A few years ago, Waldorf created one of the biggest buzzes in the world of hardware synthesizers, with the Quantum. A resplendent, five-octave synthesizer, bedecked with more pots than you could shake a stick at, it also featured a generous touchscreen at the heart of the control panel, making programming and sound creation a total breeze. However, what set the Quantum apart, from the more traditional analogue fare, was its versatile and extraordinary synth engine, encompassing virtual analogue, sampling, granular, and the welcome return of wavetable. As Waldorf is the company that rose from the ashes of PPG, who effectively invented wavetable synthesis, this felt like a groundbreaking moment for the contemporary age. 

Since then, Waldorf has introduced several products which present the ethos of the original Quantum, in more affordable, smaller packages. The Iridium Keyboard adopts a 4-octave form, while the original Iridium occupies a relatively large desktop box.

This fully explains the rationale behind the new Iridium Core; by comparison to its larger siblings, it’s pint-sized, but very tidy. The unit is housed in metal casework, festooned with a number of buttons and pots, which ooze quality. Waldorf has maintained the beautiful touchscreen, with six infinite potentiometers, aligned as three on either side. 

Waldorf Iridium Core Desktop

(Image credit: Future)

Across the top, we have immediate access to all of the main synthesis sections, with additional buttons/pads located on the right.

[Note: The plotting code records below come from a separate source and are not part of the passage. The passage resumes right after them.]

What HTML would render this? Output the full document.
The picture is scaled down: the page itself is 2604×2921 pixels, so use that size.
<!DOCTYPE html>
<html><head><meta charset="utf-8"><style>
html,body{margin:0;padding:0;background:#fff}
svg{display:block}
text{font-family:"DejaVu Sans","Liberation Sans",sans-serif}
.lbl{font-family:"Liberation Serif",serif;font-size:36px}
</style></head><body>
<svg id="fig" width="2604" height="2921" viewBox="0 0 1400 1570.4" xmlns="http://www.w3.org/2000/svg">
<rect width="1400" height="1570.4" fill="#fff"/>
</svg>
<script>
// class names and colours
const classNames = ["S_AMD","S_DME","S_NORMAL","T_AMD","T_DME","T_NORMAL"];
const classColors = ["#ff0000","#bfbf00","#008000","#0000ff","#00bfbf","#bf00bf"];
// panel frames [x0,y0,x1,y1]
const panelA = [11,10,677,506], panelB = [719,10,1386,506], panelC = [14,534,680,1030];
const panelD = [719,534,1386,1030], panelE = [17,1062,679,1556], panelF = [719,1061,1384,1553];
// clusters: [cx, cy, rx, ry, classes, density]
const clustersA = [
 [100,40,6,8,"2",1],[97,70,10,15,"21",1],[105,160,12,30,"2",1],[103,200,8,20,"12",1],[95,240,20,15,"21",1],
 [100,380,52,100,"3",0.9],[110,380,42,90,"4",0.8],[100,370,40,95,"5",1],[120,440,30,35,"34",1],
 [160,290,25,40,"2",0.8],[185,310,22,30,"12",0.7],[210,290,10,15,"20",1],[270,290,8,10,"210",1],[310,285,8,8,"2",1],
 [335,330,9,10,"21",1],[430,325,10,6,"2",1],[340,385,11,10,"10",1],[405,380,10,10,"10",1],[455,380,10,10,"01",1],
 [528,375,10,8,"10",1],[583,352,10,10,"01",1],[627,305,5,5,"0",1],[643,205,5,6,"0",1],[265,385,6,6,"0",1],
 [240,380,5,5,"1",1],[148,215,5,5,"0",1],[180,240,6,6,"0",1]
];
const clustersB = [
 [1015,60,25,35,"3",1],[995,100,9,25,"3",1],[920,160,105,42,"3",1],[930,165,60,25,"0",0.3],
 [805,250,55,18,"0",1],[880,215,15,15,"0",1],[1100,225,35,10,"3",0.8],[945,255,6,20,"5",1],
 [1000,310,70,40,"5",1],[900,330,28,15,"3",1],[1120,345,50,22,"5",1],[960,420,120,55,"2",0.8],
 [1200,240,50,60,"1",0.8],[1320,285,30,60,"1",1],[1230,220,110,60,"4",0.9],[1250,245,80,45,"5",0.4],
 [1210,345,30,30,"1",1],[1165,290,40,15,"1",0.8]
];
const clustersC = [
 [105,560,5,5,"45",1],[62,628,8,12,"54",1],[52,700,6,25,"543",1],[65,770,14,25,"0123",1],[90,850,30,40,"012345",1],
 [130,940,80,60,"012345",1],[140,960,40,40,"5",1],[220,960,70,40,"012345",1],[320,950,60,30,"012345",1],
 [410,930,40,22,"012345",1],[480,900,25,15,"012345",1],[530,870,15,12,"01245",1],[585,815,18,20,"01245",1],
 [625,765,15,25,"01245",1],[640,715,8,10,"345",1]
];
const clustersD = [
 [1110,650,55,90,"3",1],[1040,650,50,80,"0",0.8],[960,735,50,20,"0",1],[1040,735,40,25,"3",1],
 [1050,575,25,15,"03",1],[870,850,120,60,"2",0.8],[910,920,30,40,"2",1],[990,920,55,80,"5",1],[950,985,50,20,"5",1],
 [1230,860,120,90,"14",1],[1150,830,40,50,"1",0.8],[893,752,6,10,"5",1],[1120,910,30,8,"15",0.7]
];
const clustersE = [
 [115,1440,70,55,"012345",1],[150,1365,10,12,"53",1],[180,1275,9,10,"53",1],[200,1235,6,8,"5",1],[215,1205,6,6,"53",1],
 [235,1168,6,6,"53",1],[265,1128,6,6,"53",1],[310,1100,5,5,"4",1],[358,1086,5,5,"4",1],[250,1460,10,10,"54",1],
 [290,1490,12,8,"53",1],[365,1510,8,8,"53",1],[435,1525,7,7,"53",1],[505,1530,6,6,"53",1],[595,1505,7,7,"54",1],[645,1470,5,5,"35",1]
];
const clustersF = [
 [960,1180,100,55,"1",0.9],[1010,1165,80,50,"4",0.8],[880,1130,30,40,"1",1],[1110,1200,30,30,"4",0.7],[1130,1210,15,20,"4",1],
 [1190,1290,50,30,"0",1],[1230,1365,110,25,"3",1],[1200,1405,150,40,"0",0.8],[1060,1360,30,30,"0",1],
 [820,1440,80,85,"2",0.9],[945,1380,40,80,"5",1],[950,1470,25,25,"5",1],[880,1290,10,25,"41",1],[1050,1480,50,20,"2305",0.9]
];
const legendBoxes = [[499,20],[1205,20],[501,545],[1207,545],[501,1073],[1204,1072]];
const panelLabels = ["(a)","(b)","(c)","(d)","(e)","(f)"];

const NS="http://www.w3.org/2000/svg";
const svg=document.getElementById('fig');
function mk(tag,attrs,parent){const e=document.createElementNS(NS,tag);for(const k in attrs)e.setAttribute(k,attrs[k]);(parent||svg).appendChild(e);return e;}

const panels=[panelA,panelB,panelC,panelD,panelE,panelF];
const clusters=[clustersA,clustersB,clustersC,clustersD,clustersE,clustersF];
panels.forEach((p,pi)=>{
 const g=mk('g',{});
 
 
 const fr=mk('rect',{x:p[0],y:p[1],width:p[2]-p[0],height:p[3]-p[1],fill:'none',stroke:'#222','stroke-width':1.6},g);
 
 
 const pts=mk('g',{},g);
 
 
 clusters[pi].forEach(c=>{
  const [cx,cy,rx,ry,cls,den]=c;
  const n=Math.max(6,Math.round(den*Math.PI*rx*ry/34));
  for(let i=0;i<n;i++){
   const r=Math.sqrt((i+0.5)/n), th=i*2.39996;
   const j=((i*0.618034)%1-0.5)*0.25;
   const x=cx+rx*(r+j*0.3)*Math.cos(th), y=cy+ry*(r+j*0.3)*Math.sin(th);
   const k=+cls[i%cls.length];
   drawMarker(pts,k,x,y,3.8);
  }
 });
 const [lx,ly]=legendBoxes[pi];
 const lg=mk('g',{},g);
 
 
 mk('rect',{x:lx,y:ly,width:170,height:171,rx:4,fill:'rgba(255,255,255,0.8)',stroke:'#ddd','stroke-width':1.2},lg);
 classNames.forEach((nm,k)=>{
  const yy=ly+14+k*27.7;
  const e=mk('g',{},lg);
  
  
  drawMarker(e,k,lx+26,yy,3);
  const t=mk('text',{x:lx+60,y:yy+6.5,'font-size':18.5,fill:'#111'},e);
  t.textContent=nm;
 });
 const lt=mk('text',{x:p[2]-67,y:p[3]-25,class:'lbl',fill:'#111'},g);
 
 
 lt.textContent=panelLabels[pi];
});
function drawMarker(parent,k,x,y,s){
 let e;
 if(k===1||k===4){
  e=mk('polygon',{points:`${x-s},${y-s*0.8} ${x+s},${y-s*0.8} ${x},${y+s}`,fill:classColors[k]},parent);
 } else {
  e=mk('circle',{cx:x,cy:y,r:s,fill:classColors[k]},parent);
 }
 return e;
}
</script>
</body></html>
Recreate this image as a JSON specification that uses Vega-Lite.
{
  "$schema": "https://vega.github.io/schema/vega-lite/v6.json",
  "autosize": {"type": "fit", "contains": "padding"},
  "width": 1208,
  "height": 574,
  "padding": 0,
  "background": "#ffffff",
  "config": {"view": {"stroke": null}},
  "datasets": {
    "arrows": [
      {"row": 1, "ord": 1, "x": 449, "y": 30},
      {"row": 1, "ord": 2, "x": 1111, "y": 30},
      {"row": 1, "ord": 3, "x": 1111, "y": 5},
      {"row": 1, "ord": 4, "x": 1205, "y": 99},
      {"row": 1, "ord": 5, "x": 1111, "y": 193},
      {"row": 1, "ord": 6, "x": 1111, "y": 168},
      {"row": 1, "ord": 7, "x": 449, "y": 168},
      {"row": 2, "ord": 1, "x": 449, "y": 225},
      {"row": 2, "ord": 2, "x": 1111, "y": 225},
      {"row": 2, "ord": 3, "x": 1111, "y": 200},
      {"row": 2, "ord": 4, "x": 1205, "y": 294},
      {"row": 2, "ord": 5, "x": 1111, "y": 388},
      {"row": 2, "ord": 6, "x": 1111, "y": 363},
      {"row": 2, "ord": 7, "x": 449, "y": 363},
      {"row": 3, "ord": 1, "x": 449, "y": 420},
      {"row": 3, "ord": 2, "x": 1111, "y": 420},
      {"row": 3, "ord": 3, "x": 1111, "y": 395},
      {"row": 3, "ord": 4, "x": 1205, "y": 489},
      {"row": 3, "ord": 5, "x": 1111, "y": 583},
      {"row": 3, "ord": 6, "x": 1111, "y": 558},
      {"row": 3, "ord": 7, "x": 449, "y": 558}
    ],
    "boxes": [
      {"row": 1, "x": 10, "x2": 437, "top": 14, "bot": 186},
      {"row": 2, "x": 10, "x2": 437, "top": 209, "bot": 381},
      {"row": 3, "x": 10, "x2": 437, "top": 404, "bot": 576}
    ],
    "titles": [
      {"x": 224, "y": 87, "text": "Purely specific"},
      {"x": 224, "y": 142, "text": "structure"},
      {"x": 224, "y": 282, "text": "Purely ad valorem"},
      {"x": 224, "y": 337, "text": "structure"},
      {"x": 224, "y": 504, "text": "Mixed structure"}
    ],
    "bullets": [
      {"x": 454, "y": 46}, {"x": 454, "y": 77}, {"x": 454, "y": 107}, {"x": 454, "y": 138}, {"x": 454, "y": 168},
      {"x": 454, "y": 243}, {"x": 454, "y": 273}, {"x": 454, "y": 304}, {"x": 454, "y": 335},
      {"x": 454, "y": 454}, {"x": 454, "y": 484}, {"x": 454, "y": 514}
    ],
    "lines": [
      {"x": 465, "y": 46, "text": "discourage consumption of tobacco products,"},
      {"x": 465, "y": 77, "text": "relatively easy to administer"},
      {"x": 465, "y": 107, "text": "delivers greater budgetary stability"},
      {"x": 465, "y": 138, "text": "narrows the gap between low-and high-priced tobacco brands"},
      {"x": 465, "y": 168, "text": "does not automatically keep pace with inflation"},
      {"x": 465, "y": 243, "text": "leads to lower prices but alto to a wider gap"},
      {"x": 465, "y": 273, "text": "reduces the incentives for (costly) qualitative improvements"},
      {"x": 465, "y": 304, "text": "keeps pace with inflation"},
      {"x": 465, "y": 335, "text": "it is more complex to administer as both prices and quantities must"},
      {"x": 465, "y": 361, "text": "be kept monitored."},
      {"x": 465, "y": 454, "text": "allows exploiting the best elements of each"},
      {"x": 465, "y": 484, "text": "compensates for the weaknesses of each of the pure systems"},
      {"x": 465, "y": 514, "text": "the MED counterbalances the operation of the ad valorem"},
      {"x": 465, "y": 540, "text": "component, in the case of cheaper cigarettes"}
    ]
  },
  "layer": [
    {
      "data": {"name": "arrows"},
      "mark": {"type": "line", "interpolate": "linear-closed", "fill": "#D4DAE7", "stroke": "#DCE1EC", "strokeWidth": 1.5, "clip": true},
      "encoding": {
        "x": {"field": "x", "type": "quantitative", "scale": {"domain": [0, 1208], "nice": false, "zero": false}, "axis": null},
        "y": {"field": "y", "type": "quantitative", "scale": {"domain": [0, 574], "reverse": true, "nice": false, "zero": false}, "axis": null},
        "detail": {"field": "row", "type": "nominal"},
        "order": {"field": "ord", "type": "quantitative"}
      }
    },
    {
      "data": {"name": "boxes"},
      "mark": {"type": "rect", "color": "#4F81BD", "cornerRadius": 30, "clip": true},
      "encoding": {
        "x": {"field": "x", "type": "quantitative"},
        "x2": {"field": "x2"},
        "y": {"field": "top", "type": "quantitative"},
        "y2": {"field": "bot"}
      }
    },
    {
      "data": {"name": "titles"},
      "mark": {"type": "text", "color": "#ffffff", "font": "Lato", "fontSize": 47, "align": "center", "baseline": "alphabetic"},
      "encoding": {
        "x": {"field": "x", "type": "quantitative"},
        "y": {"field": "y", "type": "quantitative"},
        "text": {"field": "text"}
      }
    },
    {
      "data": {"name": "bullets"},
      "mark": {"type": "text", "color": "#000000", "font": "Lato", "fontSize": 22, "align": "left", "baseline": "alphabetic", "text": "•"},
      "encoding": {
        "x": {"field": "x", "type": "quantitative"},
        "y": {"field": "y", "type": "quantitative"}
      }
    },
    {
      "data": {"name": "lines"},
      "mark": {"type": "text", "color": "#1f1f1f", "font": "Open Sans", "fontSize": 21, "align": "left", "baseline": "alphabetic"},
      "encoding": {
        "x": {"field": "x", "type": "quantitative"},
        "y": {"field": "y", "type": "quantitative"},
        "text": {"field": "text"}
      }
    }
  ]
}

Eight of these can be used for playing and triggering, with a further six user-assignable Macro buttons. 

Waldorf Iridium Core Desktop

(Image credit: Future)

Waldorf Iridium Core Desktop: Performance and verdict

We must take a moment to re-visit the extraordinary Iridium synth engine. The architecture of the Iridium Core is identical to the larger models, providing 12-note polyphony, which begins with three oscillators per voice. These are all identical in their substantial flexibility. Within each oscillator, you can choose which method of synthesis you wish to employ, drawn from five very different synthesis modes. 

Also consider...

Waldorf Iridium

(Image credit: Future)

Waldorf Iridium
The original Iridium, is also a desktop unit, but in a chassis which is considerably larger. As a consequence, not only do you get the same touchscreen with controls either side, but you also get dedicated controls for much of the synth’s signal path. This can make some operations a little bit easier, while allowing for more immediate control of many parameters.

ASM Hydrasynth Desktop
The Ashun Sound Machines Hydrasynth is another design which is available in many different shapes and sizes. The desktop model provides a very similar architecture to the Iridium, featuring three oscillators per voice, based on an advanced wavetable synthesis engine.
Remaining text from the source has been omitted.